To further evaluate the generalization capacity of our algorithm, we ran the ImageNet trained algorithm on sample of 1,000 unseen images from PASCAL-VOC12  [2] and Labelled Faces in Wild (LFW) [5] datasets. Table 2 shows the results of our this experiment. Here, even though our algorithm is trained on different dataset, it is still being able to achieve high payload capacity at high PSNR and SSIM values which shows the generalization capabilities of our proposed algorithm.

Figure 2 shows a sample of result images from LFW, PASCAL-VOC12 and ImageNet datasets. Here once again we can verify using qualitative analysis that our method is being able to conceal and recover unseen complex payload images.
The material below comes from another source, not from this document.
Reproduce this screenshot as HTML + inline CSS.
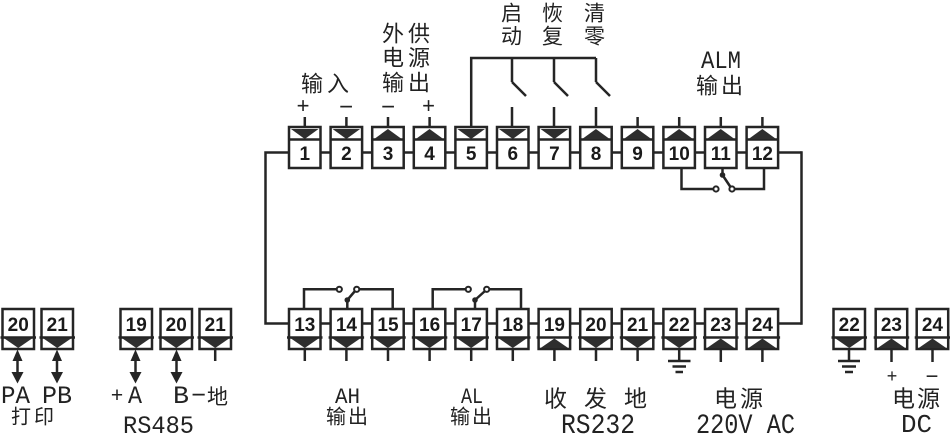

Therefore, given this quantitative and qualitative analysis, we can conclude that our algorithm is generic and robust to complex backgrounds and variations in objects appearance, thus can be reliably used for image steganography.

Fig. 2.
figure 2

Sample results of our algorithm on LFW (top row), PASCAL-VOC12 (middle row) and ImageNet (bottom row) images. In each subfigure, first column represents the cover image \(I_h\), second the payload \(I_g\), third the hybrid image \(O_e\) and fourth column represents the recovered guest image \(O_d\).

4 Conclusions

In this paper, we have presented a novel CNN based encoder-decoder architecture for image steganography. In comparison to earlier methods, which only consider binary representation as payload our algorithm directly takes an image as payload and uses a pair of encoder-decoder networks to embed and robustly recover it from the cover image. According to our best of knowledge, no such earlier work exists and we are the first one to introduce this method for image-in-image hiding using deep neural networks. We have performed extensive experiments and empirically proven the superiority of our proposed method by showing excellent results with strong payload capacity on a wide range of wild-image datasets.